Todo o filme se constrói a partir daí: Laurel, a tímida, a fechada, a inocente, assumindo o papel de Audrey, the pretty one, a descolada, a safa.

Li (claro que depois de ver o filme) algumas críticas em sites sobre os filmes independentes americanos que elogiam bastante o filme.

Há coisas boas, sim.

A melhor delas, sem dúvida alguma, é Zoe Kazan.

Zoe é filha de Nicholas Kazan, neta do grande, imenso, maravilhoso Elia Kazan. É, portanto, da terceira geração. Não é filha da realeza de Hollywood, como outro dia Michael Douglas definiu a si mesmo e a Jane Fonda. Zoe é neta. É a terceira geração.

Zoe está ótima no filme. Ela faz com talento os papéis da irmã aparentemente sem brilho e da irmã que brilha. E depois ainda faz, muito bem, o papel da irmã aparentemente sem brilho que faz as vezes da irmã que brilha.

zzzoe3Muito do que Laurel viverá personificando (ou tentando personificar) Audrey é interessante, e é bem mostrado.

Acho que de fato o problema do filme não é do filme – é meu.

Não consegui gostar de um filme que quer ser comédia dramática tratando de tanta tragédia.

Drama é uma coisa. Tragédia é outra. A gente pode fazer drama por qualquer pequena coisa, qualquer pequetito percalço. Não passo no vestibular, faço disso um puta drama; sou demitido do emprego, faço disso o maior drama da história.

Perder uma irmã num acidente de trânsito não é um drama – é uma tragédia incomensurável. Verificar que todo mundo em sua volta considera você um zero à esquerda, que não vale nada, não é drama – é uma tragédia absurda.

Transformar uma série de tragédias absolutas em um filminho que beira a comicidade quase o tempo todo – isso simplesmente não passa pelo meu estômago.

Mas – insisto – o problema pode ser todo e exclusivamente meu. Sou um sujeito caipira, primitivo. Detesto todos os pratos que se dizem à Califórnia: não consigo gostar de nada que misture comida de sal com frutas.

Vai ver que é isso. Não consegui, não fui capaz de engolir a saidinha perfeita de happy ending – para a qual o filme se encaminha inexoravelmente desde a metade – para uma história em que a protagonista perde em acidente a irmã que adora.

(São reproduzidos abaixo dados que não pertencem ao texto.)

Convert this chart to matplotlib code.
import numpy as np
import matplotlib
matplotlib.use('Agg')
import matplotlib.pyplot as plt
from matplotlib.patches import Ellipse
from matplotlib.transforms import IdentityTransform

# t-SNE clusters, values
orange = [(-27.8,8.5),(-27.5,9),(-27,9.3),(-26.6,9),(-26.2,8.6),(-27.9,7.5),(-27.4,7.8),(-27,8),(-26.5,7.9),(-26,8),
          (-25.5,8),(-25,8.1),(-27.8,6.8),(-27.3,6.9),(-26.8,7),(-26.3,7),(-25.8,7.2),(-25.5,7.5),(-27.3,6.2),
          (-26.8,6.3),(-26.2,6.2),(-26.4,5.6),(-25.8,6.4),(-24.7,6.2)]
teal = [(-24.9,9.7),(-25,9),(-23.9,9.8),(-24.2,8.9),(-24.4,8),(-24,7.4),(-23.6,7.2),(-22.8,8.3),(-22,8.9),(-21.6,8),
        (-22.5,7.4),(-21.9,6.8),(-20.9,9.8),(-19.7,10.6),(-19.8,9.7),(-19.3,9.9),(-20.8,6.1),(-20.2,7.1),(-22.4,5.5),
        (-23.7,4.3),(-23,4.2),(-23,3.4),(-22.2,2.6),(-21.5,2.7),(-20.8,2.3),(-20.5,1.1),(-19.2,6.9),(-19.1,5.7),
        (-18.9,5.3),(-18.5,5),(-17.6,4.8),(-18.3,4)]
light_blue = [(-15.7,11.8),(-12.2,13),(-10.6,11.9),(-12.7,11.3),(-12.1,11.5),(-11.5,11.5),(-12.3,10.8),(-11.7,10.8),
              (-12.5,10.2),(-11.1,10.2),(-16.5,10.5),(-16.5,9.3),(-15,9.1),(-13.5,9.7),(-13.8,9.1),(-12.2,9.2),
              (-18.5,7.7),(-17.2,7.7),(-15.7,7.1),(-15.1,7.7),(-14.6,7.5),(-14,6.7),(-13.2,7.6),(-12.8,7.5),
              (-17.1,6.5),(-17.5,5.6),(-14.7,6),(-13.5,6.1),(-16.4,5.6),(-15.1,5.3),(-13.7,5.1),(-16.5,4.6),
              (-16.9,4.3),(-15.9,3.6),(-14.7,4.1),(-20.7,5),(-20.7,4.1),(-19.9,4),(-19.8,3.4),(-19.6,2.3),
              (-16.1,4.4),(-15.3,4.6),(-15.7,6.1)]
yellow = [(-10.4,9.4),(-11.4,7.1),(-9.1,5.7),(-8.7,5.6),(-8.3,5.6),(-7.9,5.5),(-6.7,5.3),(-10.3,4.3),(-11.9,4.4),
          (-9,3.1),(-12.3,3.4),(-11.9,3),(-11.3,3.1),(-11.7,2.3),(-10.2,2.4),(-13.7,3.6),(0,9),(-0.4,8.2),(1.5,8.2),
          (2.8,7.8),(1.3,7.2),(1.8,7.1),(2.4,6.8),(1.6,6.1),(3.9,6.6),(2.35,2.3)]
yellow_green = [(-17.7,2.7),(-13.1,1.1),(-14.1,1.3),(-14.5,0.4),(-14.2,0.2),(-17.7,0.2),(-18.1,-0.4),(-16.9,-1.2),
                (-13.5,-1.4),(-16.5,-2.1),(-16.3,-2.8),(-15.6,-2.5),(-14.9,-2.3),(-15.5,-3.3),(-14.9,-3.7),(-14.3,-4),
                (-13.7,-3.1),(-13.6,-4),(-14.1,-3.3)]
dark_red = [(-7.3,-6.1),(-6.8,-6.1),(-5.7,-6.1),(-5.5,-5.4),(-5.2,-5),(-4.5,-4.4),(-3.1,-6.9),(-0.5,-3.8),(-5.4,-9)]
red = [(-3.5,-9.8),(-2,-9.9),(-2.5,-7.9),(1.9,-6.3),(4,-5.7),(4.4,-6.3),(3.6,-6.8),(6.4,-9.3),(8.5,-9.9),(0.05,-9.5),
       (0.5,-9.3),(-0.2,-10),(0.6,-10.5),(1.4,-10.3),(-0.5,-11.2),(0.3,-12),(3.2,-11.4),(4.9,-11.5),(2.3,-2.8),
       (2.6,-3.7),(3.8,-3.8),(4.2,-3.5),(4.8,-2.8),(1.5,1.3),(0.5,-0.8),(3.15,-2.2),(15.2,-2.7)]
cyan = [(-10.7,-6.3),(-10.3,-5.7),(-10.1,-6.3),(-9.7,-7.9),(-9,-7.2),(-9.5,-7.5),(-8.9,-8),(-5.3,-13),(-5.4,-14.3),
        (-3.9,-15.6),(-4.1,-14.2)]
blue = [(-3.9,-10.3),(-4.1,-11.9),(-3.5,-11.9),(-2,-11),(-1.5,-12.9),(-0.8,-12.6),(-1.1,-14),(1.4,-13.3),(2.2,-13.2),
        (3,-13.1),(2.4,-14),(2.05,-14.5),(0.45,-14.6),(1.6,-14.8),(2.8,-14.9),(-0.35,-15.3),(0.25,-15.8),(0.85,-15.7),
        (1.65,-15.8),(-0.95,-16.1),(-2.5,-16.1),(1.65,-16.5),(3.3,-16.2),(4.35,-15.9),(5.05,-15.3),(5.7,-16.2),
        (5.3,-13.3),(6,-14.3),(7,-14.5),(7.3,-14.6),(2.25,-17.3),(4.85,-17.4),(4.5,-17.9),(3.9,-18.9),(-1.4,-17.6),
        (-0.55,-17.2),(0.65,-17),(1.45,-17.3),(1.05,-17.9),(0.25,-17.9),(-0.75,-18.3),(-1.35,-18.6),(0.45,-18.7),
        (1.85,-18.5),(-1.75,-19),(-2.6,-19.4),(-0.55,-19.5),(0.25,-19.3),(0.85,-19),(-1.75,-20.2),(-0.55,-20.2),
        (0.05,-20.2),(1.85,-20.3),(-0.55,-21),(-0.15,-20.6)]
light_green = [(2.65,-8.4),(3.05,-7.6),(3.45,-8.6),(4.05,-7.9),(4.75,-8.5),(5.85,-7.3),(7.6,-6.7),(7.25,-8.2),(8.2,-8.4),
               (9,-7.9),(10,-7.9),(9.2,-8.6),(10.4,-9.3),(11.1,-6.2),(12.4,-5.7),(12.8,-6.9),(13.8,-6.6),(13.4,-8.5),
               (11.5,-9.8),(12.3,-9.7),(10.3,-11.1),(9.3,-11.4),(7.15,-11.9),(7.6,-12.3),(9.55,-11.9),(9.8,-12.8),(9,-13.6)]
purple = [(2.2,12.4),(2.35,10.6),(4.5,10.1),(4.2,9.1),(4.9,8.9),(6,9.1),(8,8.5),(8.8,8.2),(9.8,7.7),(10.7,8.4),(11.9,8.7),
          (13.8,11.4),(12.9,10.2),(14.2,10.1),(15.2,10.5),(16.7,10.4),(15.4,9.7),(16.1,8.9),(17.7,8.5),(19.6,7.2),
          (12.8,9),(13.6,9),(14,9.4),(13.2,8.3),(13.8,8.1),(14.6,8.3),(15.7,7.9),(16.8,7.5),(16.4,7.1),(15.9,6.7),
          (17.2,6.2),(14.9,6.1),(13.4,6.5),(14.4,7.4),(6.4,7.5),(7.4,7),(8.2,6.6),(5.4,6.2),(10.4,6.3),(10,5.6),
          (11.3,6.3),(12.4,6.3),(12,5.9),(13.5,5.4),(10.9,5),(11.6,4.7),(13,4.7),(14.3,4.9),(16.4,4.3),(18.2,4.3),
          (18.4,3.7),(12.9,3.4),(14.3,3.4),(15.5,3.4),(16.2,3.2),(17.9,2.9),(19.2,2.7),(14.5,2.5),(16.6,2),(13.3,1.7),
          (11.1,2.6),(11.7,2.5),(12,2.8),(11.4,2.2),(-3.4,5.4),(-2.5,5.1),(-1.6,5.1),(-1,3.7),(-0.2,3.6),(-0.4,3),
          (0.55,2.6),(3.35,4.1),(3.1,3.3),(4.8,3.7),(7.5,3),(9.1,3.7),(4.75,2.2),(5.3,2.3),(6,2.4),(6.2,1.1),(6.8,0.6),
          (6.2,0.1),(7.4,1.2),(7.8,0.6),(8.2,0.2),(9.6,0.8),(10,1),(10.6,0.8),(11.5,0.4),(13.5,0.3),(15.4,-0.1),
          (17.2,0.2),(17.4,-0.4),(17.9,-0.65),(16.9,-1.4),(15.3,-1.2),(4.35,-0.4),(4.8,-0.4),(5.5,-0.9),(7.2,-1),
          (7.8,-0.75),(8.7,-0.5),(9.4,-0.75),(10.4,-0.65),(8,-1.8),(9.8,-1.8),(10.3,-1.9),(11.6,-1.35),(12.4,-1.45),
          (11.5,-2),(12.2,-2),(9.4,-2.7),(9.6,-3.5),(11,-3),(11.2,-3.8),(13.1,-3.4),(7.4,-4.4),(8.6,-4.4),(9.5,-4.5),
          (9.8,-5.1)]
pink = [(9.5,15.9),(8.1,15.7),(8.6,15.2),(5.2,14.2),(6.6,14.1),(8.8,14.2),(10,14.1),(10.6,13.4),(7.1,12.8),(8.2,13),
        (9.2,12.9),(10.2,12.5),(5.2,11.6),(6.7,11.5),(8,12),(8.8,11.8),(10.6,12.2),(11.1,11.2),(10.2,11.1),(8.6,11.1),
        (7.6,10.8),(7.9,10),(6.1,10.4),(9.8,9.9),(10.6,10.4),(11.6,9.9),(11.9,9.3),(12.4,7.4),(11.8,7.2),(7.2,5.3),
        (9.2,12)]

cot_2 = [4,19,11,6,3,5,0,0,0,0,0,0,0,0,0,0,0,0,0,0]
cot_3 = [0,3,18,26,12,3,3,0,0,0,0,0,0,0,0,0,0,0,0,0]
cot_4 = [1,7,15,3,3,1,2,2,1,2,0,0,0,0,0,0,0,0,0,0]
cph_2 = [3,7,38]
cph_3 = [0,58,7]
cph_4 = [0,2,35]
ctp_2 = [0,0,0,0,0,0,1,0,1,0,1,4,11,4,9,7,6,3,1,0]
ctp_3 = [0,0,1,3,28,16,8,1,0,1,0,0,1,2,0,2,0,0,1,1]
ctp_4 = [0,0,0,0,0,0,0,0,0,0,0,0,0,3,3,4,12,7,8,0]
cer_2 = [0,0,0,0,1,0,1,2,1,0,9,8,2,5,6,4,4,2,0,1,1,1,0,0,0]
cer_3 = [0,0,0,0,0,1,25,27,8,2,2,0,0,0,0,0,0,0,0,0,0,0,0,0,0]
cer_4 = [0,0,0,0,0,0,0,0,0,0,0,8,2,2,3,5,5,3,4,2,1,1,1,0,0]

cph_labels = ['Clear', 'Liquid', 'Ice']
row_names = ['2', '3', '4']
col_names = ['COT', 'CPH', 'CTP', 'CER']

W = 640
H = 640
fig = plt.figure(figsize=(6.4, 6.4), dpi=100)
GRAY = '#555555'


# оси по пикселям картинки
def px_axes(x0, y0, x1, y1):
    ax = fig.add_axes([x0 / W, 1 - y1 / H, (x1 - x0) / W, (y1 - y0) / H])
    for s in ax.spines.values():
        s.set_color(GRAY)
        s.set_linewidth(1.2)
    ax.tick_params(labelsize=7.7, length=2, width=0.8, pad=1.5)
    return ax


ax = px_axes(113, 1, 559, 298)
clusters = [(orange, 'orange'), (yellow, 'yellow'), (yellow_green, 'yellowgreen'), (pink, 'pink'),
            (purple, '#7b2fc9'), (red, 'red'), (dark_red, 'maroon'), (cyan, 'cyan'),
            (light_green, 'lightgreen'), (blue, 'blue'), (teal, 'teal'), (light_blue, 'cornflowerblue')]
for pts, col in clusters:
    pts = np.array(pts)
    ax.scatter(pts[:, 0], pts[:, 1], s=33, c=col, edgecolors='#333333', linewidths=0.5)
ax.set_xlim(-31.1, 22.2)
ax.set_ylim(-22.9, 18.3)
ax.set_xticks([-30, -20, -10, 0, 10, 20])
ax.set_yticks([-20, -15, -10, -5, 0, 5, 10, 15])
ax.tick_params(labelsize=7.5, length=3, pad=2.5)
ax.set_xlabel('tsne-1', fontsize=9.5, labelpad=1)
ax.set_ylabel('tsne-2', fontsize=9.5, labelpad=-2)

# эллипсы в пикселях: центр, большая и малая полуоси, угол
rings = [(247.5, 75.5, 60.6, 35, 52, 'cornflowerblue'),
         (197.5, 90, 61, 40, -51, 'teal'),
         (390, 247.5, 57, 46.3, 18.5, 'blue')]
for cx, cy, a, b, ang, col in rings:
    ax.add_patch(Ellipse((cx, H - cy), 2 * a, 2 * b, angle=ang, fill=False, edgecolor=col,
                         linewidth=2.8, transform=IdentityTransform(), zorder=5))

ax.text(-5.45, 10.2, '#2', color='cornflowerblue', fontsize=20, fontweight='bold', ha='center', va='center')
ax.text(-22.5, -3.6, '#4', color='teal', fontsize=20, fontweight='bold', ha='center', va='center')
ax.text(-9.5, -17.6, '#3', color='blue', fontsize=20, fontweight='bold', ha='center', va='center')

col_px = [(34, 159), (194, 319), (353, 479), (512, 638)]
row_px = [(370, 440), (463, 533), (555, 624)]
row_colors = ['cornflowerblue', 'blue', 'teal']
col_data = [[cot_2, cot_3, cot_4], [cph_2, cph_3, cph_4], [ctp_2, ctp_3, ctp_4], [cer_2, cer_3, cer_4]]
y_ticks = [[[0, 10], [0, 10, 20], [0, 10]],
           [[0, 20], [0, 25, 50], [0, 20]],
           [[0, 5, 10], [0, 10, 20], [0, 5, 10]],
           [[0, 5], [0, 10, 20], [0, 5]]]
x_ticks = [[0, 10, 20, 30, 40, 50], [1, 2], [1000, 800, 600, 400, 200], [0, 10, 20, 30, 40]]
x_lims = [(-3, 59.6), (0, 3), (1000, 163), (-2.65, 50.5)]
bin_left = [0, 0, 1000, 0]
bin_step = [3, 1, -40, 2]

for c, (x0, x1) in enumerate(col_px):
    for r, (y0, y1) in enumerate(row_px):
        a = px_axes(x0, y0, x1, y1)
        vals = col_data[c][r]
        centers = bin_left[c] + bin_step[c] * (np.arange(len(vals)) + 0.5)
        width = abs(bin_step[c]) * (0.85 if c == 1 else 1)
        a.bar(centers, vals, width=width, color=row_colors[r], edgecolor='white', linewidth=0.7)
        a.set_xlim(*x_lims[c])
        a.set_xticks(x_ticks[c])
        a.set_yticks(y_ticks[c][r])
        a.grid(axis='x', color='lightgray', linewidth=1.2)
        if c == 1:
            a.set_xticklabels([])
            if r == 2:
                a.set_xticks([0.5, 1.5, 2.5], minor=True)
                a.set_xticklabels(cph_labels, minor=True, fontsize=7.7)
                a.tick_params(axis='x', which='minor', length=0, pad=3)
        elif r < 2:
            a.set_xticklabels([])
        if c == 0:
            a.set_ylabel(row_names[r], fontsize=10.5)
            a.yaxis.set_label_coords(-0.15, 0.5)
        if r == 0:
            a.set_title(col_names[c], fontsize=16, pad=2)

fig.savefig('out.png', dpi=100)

A moça Jenée LaMarque demonstra ter talento. Provavelmente, se optar por contar histórias melhores, será uma boa realizadora.

Anotação em julho de 2014

Diferenças & Semelhanças/The Pretty One

De Jenée LaMarque, EUA, 2014

Com Zoe Kazan (Laurel, Audrey)

e Jake Johnson (Basel), John Carroll Lynch (Frank, o pai), Shae D’Iyn (May, a namorada do pai), Frankie Shaw (Claudia), Ron Livingston (Charles), Sterling Beaumon (Hunter),

Argumento e roteiro Jenée LaMarque

Fotografia Polly Morgan

Música Julian Wass

Montagem Kiran Pallegadda

Produção Provenance Pictures, Schorr Pictures. DVD Sony Pictures.